Begin

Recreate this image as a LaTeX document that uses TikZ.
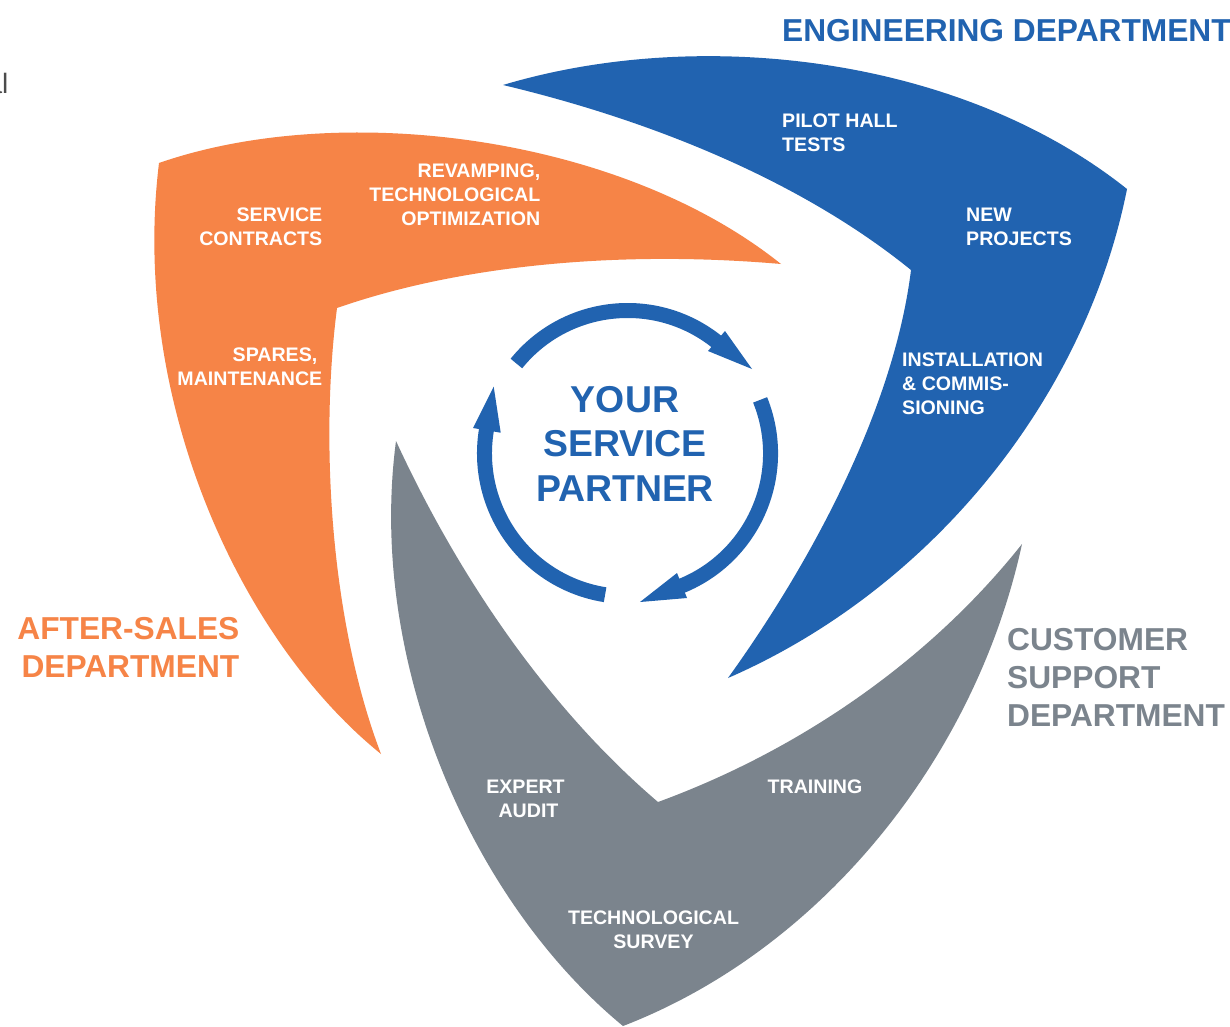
\documentclass[tikz,border=0pt]{standalone}
\usepackage{fontspec}
\setmainfont{Liberation Sans}
\definecolor{eng}{HTML}{2163B0}
\definecolor{aft}{HTML}{F68447}
\definecolor{cus}{HTML}{7B848D}
\tikzset{
 lab/.style={font=\fontsize{19.6}{24}\selectfont\bfseries,text=white,inner sep=0pt,align=left},
 labr/.style={lab,align=right},
 labc/.style={lab,align=center},
 dept/.style={font=\fontsize{31.7}{38}\selectfont\bfseries,inner sep=0pt},
 ring/.style={draw=eng,line width=15pt},
 tip/.style={fill=eng,draw=none}
}
\begin{document}
\begin{tikzpicture}[x=1pt,y=-1pt]
\useasboundingbox (0,0) rectangle (1230,1026);
\fill[white] (0,0) rectangle (1230,1026);
% blue
\fill[eng] (503,85) .. controls (700,26) and (960,56) .. (1127,189)
  .. controls (1085,400) and (930,590) .. (728,678)
  .. controls (820,550) and (895,400) .. (911,270)
  .. controls (800,180) and (650,120) .. (503,85) -- cycle;
% orange
\fill[aft] (159,163) .. controls (340,100) and (620,135) .. (781,264)
  .. controls (620,250) and (460,265) .. (337,308)
  .. controls (320,440) and (330,620) .. (381,754)
  .. controls (240,640) and (130,400) .. (159,163) -- cycle;
% gray
\fill[cus] (396,441) .. controls (460,580) and (550,710) .. (658,802)
  .. controls (800,750) and (930,660) .. (1022,544)
  .. controls (975,760) and (820,950) .. (623,1026)
  .. controls (470,900) and (367,660) .. (396,441) -- cycle;
% ring
\draw[ring] (516.4,363.5) arc[start angle=219,end angle=309,radius=143];
\fill[tip] (752,369) -- (708,351) -- (725,331) -- cycle;
\draw[ring] (760.1,399.9) arc[start angle=-22,end angle=68,radius=143];
\fill[tip] (640,602) -- (677,573) -- (687,598) -- cycle;
\draw[ring] (605.1,594.7) arc[start angle=99,end angle=190,radius=143];
\fill[tip] (493.7,386.7) -- (473,428) -- (500.7,432.7) -- cycle;
% texts
\node[lab,anchor=north west] (pilot) at (782,114) {PILOT HALL\\TESTS};
\node[lab,anchor=north west] (newp) at (966,208) {NEW\\PROJECTS};
\node[lab,anchor=north west] (inst) at (902,353) {INSTALLATION\\\& COMMIS-\\SIONING};
\node[labr,anchor=north east] (rev) at (540.5,164) {REVAMPING,\\TECHNOLOGICAL\\OPTIMIZATION};
\node[labr,anchor=north east] (serv) at (322.5,208) {SERVICE\\CONTRACTS};
\node[labr,anchor=north east] (spar) at (322.5,348) {SPARES,\hspace*{5pt}\\MAINTENANCE};
\node[labc,anchor=north] (exp) at (525.5,780) {EXPERT\\\hspace*{6pt}AUDIT};
\node[labc,anchor=north] (train) at (815,780) {TRAINING};
\node[labc,anchor=north] (tech) at (653.5,911) {TECHNOLOGICAL\\SURVEY};
\node[dept,text=eng,anchor=north west] (engd) at (782,19) {ENGINEERING DEPARTMENT};
\node[dept,text=aft,anchor=north east,align=right] (aftd) at (239.5,617) {AFTER-SALES\\DEPARTMENT};
\node[dept,text=cus,anchor=north west,align=left] (cusd) at (1007,628) {CUSTOMER\\SUPPORT\\DEPARTMENT};
\node[font=\fontsize{37.4}{44.5}\selectfont\bfseries,text=eng,align=center,inner sep=0pt,anchor=north] (yours) at (625,386) {YOUR\\SERVICE\\PARTNER};
\begin{scope}
\clip (0,0) rectangle (1230,1026);
\node[font=\fontsize{28}{32}\selectfont,text=black!70,inner sep=0pt,anchor=base east] (frag) at (8.5,93) {al};
\end{scope}
\end{tikzpicture}
\end{document}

End

## The request
Reproduce all of the material above word for word. Omit the pictures.

## Result of this task
Recreate this image as a LaTeX document that uses TikZ.
\documentclass[tikz,border=0pt]{standalone}
\usepackage{fontspec}
\setmainfont{Liberation Sans}
\definecolor{eng}{HTML}{2163B0}
\definecolor{aft}{HTML}{F68447}
\definecolor{cus}{HTML}{7B848D}
\tikzset{
 lab/.style={font=\fontsize{19.6}{24}\selectfont\bfseries,text=white,inner sep=0pt,align=left},
 labr/.style={lab,align=right},
 labc/.style={lab,align=center},
 dept/.style={font=\fontsize{31.7}{38}\selectfont\bfseries,inner sep=0pt},
 ring/.style={draw=eng,line width=15pt},
 tip/.style={fill=eng,draw=none}
}
\begin{document}
\begin{tikzpicture}[x=1pt,y=-1pt]
\useasboundingbox (0,0) rectangle (1230,1026);
\fill[white] (0,0) rectangle (1230,1026);
% blue
\fill[eng] (503,85) .. controls (700,26) and (960,56) .. (1127,189)
  .. controls (1085,400) and (930,590) .. (728,678)
  .. controls (820,550) and (895,400) .. (911,270)
  .. controls (800,180) and (650,120) .. (503,85) -- cycle;
% orange
\fill[aft] (159,163) .. controls (340,100) and (620,135) .. (781,264)
  .. controls (620,250) and (460,265) .. (337,308)
  .. controls (320,440) and (330,620) .. (381,754)
  .. controls (240,640) and (130,400) .. (159,163) -- cycle;
% gray
\fill[cus] (396,441) .. controls (460,580) and (550,710) .. (658,802)
  .. controls (800,750) and (930,660) .. (1022,544)
  .. controls (975,760) and (820,950) .. (623,1026)
  .. controls (470,900) and (367,660) .. (396,441) -- cycle;
% ring
\draw[ring] (516.4,363.5) arc[start angle=219,end angle=309,radius=143];
\fill[tip] (752,369) -- (708,351) -- (725,331) -- cycle;
\draw[ring] (760.1,399.9) arc[start angle=-22,end angle=68,radius=143];
\fill[tip] (640,602) -- (677,573) -- (687,598) -- cycle;
\draw[ring] (605.1,594.7) arc[start angle=99,end angle=190,radius=143];
\fill[tip] (493.7,386.7) -- (473,428) -- (500.7,432.7) -- cycle;
% texts
\node[lab,anchor=north west] (pilot) at (782,114) {PILOT HALL\\TESTS};
\node[lab,anchor=north west] (newp) at (966,208) {NEW\\PROJECTS};
\node[lab,anchor=north west] (inst) at (902,353) {INSTALLATION\\\& COMMIS-\\SIONING};
\node[labr,anchor=north east] (rev) at (540.5,164) {REVAMPING,\\TECHNOLOGICAL\\OPTIMIZATION};
\node[labr,anchor=north east] (serv) at (322.5,208) {SERVICE\\CONTRACTS};
\node[labr,anchor=north east] (spar) at (322.5,348) {SPARES,\hspace*{5pt}\\MAINTENANCE};
\node[labc,anchor=north] (exp) at (525.5,780) {EXPERT\\\hspace*{6pt}AUDIT};
\node[labc,anchor=north] (train) at (815,780) {TRAINING};
\node[labc,anchor=north] (tech) at (653.5,911) {TECHNOLOGICAL\\SURVEY};
\node[dept,text=eng,anchor=north west] (engd) at (782,19) {ENGINEERING DEPARTMENT};
\node[dept,text=aft,anchor=north east,align=right] (aftd) at (239.5,617) {AFTER-SALES\\DEPARTMENT};
\node[dept,text=cus,anchor=north west,align=left] (cusd) at (1007,628) {CUSTOMER\\SUPPORT\\DEPARTMENT};
\node[font=\fontsize{37.4}{44.5}\selectfont\bfseries,text=eng,align=center,inner sep=0pt,anchor=north] (yours) at (625,386) {YOUR\\SERVICE\\PARTNER};
\begin{scope}
\clip (0,0) rectangle (1230,1026);
\node[font=\fontsize{28}{32}\selectfont,text=black!70,inner sep=0pt,anchor=base east] (frag) at (8.5,93) {al};
\end{scope}
\end{tikzpicture}
\end{document}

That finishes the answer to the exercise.